Calculator Inputs
Example Data Table
| Scenario | Event Date | Accrual Rule | Period Entered | Tolling Days | Business Rule | Use Case |
|---|---|---|---|---|---|---|
| Illustrative civil matter | 2025-02-10 | Event date | 2 years | 0 | Next business day | Basic limitation estimate |
| Discovery-based review | 2024-07-01 | Later of event or discovery | 18 months | 45 | Next business day | Delayed knowledge scenario |
| Stayed proceeding | 2023-11-15 | Custom accrual | 730 days | 120 | Previous business day | Manual litigation planning |
These rows are examples only. They are not legal limitation periods.
Formula Used
The calculator follows a user-defined date model:
Accrual Date = selected rule date
Counting Start = Accrual Date + trigger day adjustment
Base Deadline = Counting Start + limitation period
Total Added Days = interval tolling + manual tolling + service grace + court extension
Final Deadline = business day adjustment applied to Base Deadline + Total Added Days
Internal Target Date = Final Deadline - safety buffer days
Percent Used = elapsed days ÷ total available window × 100
How to Use This Calculator
- Enter a case reference, jurisdiction label, and claim type.
- Add the event date and any discovery or custom accrual date.
- Select the accrual rule that matches your assumption.
- Enter the limitation period in days, months, or years.
- Add tolling intervals, manual pause days, and extensions.
- Choose how weekends and listed holidays should be handled.
- Press calculate to view the deadline above the form.
- Download the CSV or PDF summary for review records.
Article: Better Deadline Planning With Limitation Calculations
Why Date Modeling Matters
A statute of limitations calendar is a planning model. It turns dates and chosen rules into one visible timeline. The calculator does not choose the law. You enter the period, accrual date, tolling days, and adjustment method. That keeps the tool flexible for research, intake, and statistical reporting.
Accrual and Tolling
Deadline work needs more than one date. A claim may start on the event date. It may start on a discovery date. It may use the later of two dates. Some matters also pause while a tolling period runs. The result can change again when a deadline lands on a weekend or listed holiday.
Step by Step Logic
This calculator adds those parts step by step. First, it finds the selected accrual date. Then it applies the limitation period. Next, it adds tolling intervals, manual pause days, service grace days, and approved extensions. Finally, it applies the business day rule chosen by the user.

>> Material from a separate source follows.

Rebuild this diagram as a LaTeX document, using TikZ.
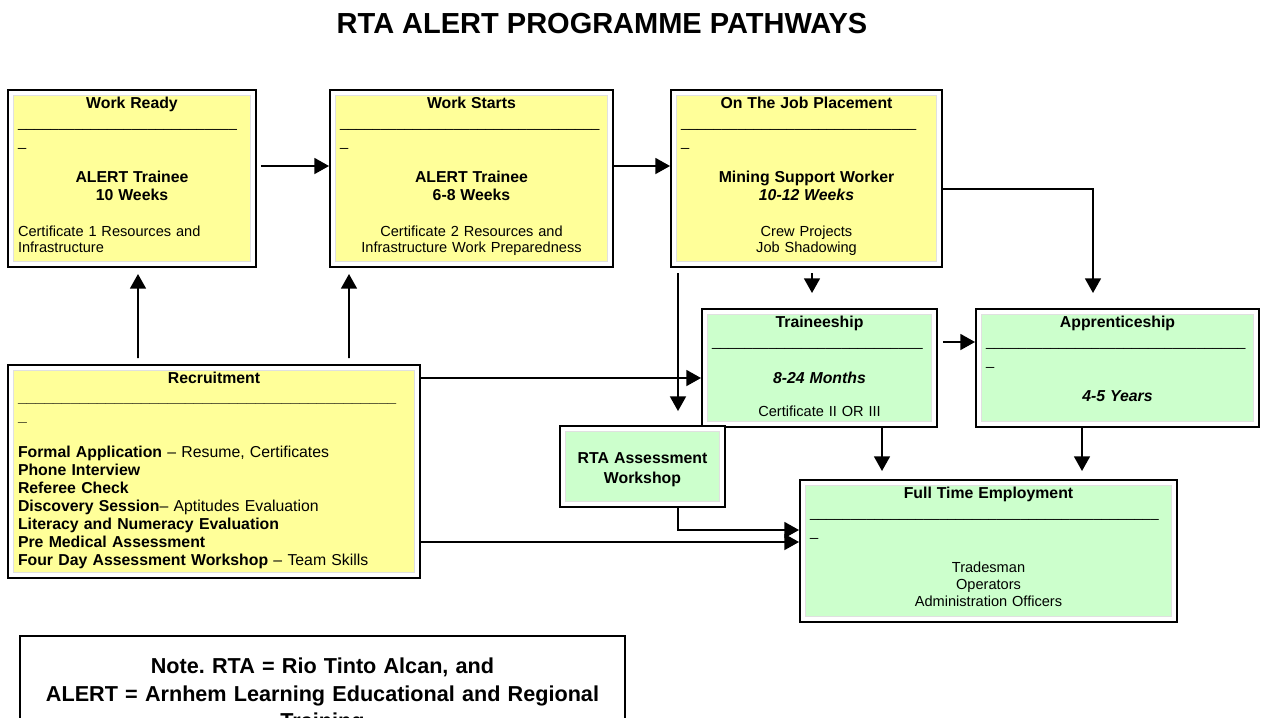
\documentclass[tikz,border=0pt]{standalone}
\usepackage{fontspec}
\setmainfont{Liberation Sans}
\usepackage{xcolor}
\usepackage{tikz}
\usetikzlibrary{arrows.meta}
\frenchspacing

\definecolor{boxyellow}{HTML}{FFFF99}
\definecolor{boxgreen}{HTML}{CCFFCC}

\newcommand{\bodytext}{\fontsize{8.3}{10.2}\selectfont}
\newcommand{\headtext}{\fontsize{9}{10.2}\selectfont\bfseries}
\newcommand{\lft}[1]{\makebox[\linewidth][l]{#1}}
\newcommand{\uscores}[1]{\foreach \i in {1,...,#1}{\_}}

\begin{document}
\begin{tikzpicture}[
    box/.style={rectangle, draw, line width=1.1pt, fill=white,
        inner xsep=0.2cm, inner ysep=0.08cm, text height=8pt,
        align=center, font=\bodytext,
        path picture={\fill[#1, draw=black!12, line width=0.6pt]
            ([shift={(0.11,-0.11)}]path picture bounding box.north west) rectangle
            ([shift={(-0.11,0.11)}]path picture bounding box.south east);}},
    arrow/.style={-{Triangle[width=9pt,length=8.3pt]}, line width=1.1pt}
]
    \useasboundingbox (0,0) rectangle (25.22,-14.34);
    \clip (0,0) rectangle (25.22,-14.34);

    \node[font=\fontsize{16.5}{19}\selectfont\bfseries] (title) at (12.04,-0.48) {RTA ALERT PROGRAMME PATHWAYS};

    % top row
    \node[box=boxyellow, text width=4.56cm, text depth=3.10cm] (wr) at (2.64,-3.57) {
        {\headtext Work Ready}\\[0.6pt]
        \lft{\uscores{27}}\\[1pt]
        \lft{\_}\\[10.4pt]
        {\headtext ALERT Trainee\\ 10 Weeks}\\[10.2pt]
        \lft{Certificate 1 Resources and}\\[-1.1pt]
        \lft{Infrastructure}};
    \node[box=boxyellow, text width=5.26cm, text depth=3.10cm, right of=wr, xshift=5.79cm] (ws) {
        {\headtext Work Starts}\\[0.6pt]
        \lft{\uscores{32}}\\[1pt]
        \lft{\_}\\[10.4pt]
        {\headtext ALERT Trainee\\ 6-8 Weeks}\\[10.2pt]
        Certificate 2 Resources and\\[-1.1pt]
        Infrastructure Work Preparedness};
    \node[box=boxyellow, text width=5.02cm, text depth=3.10cm, right of=ws, xshift=5.70cm] (ojp) {
        {\headtext On The Job Placement}\\[0.6pt]
        \lft{\uscores{29}}\\[1pt]
        \lft{\_}\\[10.4pt]
        {\headtext Mining Support Worker\\ \itshape 10-12 Weeks}\\[10.2pt]
        Crew Projects\\[-1.1pt]
        Job Shadowing};

    % recruitment
    \node[box=boxyellow, text width=7.84cm, text depth=3.82cm, align=left,
        font=\fontsize{9}{10.2}\selectfont] (rec) at (4.28,-9.43) {
        \makebox[\linewidth]{\bfseries Recruitment}\\[0.6pt]
        {\bfseries\uscores{43}}\\[1pt]
        {\bfseries\_}\\[10.4pt]
        \textbf{Formal Application} – Resume, Certificates\\
        \textbf{Phone Interview}\\
        \textbf{Referee Check}\\
        \textbf{Discovery Session}– Aptitudes Evaluation\\
        \textbf{Literacy and Numeracy Evaluation}\\
        \textbf{Pre Medical Assessment}\\
        \textbf{Four Day Assessment Workshop} – Team Skills};

    % green boxes
    \node[box=boxgreen, text width=4.30cm, text depth=1.92cm] (tr) at (16.39,-7.36) {
        {\headtext Traineeship}\\[0.6pt]
        \lft{\uscores{26}}\\[11pt]
        {\headtext\itshape 8-24 Months}\\[8.6pt]
        Certificate II OR III};
    \node[box=boxgreen, text width=5.26cm, text depth=1.92cm] (app) at (22.35,-7.36) {
        {\headtext Apprenticeship}\\[0.6pt]
        \lft{\uscores{32}}\\[1pt]
        \lft{\_}\\[10.4pt]
        {\headtext\itshape 4-5 Years}};
    \node[box=boxgreen, text width=2.90cm, text height=19.3pt, text depth=0.78cm,
        font=\headtext] (rta) at (12.85,-9.33) {RTA Assessment\\[1.1pt] Workshop};
    \node[box=boxgreen, text width=7.14cm, text depth=2.40cm] (fte) at (19.77,-11.02) {
        {\headtext Full Time Employment}\\[0.6pt]
        \lft{\uscores{43}}\\[1pt]
        \lft{\_}\\[10.4pt]
        Tradesman\\[-0.6pt]
        Operators\\[-0.6pt]
        Administration Officers};

    % note
    \node[draw, line width=1pt, anchor=north, text width=11.7cm, inner xsep=0.2cm,
        inner ysep=0pt, text height=21.5pt, text depth=3cm, align=center,
        font=\fontsize{12.3}{15.7}\selectfont\bfseries] (note) at (6.45,-12.7) {
        Note. RTA = Rio Tinto Alcan, and\\
        ALERT = Arnhem Learning Educational and Regional\\
        Training};

    \draw[arrow] ([xshift=0.08cm,yshift=0.25cm]wr.east) -- ([yshift=0.25cm]ws.west);
    \draw[arrow] ([yshift=0.25cm]ws.east) -- ([yshift=0.25cm]ojp.west);
    \draw[arrow] ([yshift=-0.21cm]ojp.east) -| ([xshift=-0.49cm,yshift=0.3cm]app.north);
    \draw[arrow] ([xshift=0.11cm,yshift=-0.1cm]ojp.south) -- ([xshift=-0.15cm,yshift=0.3cm]tr.north);
    \draw[arrow] ([xshift=-2.57cm,yshift=-0.1cm]ojp.south) -- ([xshift=0.71cm,yshift=0.28cm]rta.north);
    \draw[arrow] ([xshift=-1.52cm,yshift=0.12cm]rec.north) -- ([xshift=0.12cm,yshift=-0.12cm]wr.south);
    \draw[arrow] ([xshift=2.7cm,yshift=0.12cm]rec.north) -- ([xshift=-2.45cm,yshift=-0.12cm]ws.south);
    \draw[arrow] ([yshift=1.87cm]rec.east) -- ([yshift=-0.2cm]tr.west);
    \draw[arrow] ([xshift=0.1cm,yshift=0.52cm]tr.east) -- ([yshift=0.52cm]app.west);
    \draw[arrow] ([xshift=1.25cm]tr.south) -- ([xshift=-2.13cm,yshift=0.16cm]fte.north);
    \draw[arrow] ([xshift=-0.71cm]app.south) -- ([xshift=1.87cm,yshift=0.16cm]fte.north);
    \draw[arrow] ([xshift=0.71cm]rta.south) |- ([yshift=0.42cm]fte.west);
    \draw[arrow] ([yshift=-1.41cm]rec.east) -- ([yshift=0.18cm]fte.west);
\end{tikzpicture}
\end{document}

Statistical Planning Value
Statistics teams can use the output for workload planning. The percent-used value shows how much of the available window has passed. The internal target date subtracts a safety buffer from the final deadline. That supports early review and reduces last-day pressure. The risk label also helps triage files. It separates expired, urgent, watch, and safe matters.
Use Examples Carefully
Use the example table as sample data only. It shows how different inputs can affect the same timeline. It should not be treated as legal authority. Real limitation periods depend on jurisdiction, claim type, parties, notice rules, and exceptions.
Recordkeeping
Good records improve the result. Store the source date, discovery note, tolling reason, and holiday list. Keep a copy of the exported report with the case file. A consistent process helps teams compare matters and spot risk sooner. It also helps managers review patterns across many files. Repeated exports can support audits and training.
Final Review
A calculator cannot replace legal review. It can, however, make assumptions visible. That is useful when a team wants repeatable estimates, cleaner intake notes, and faster deadline audits. Always verify the final deadline with controlling law and qualified counsel. When uncertainty exists, save both the conservative date and the calculated date. This gives reviewers a clear audit trail before filing decisions are made.
FAQs
1. Is this calculator legal advice?
No. It is a planning tool based on user-entered assumptions. You must verify the final deadline with controlling law, court rules, and qualified legal counsel.
2. What is an accrual date?
The accrual date is the date from which the limitation period starts. It may be the event date, discovery date, later date, or a custom date.
3. What does tolling mean?
Tolling means a deadline is paused or extended for a defined reason. The calculator adds tolling days to the estimated deadline.
4. Can I add court extensions?
Yes. Enter court extension days in the related field. The calculator adds them after the base deadline and tolling periods.
5. How are weekends handled?
You can choose no adjustment, next business day, or previous business day. Listed holidays are also skipped when a business rule applies.
6. What is the internal target date?
The internal target date subtracts your safety buffer from the final deadline. It helps teams plan review and filing before the last day.
7. Why is the category Statistics?
The tool measures elapsed time, remaining time, risk status, and percent used. These values support reporting, triage, and workload analysis.
8. Can I export the result?
Yes. After calculating, use the CSV or PDF button. The exported summary includes core inputs, deadline outputs, and planning values.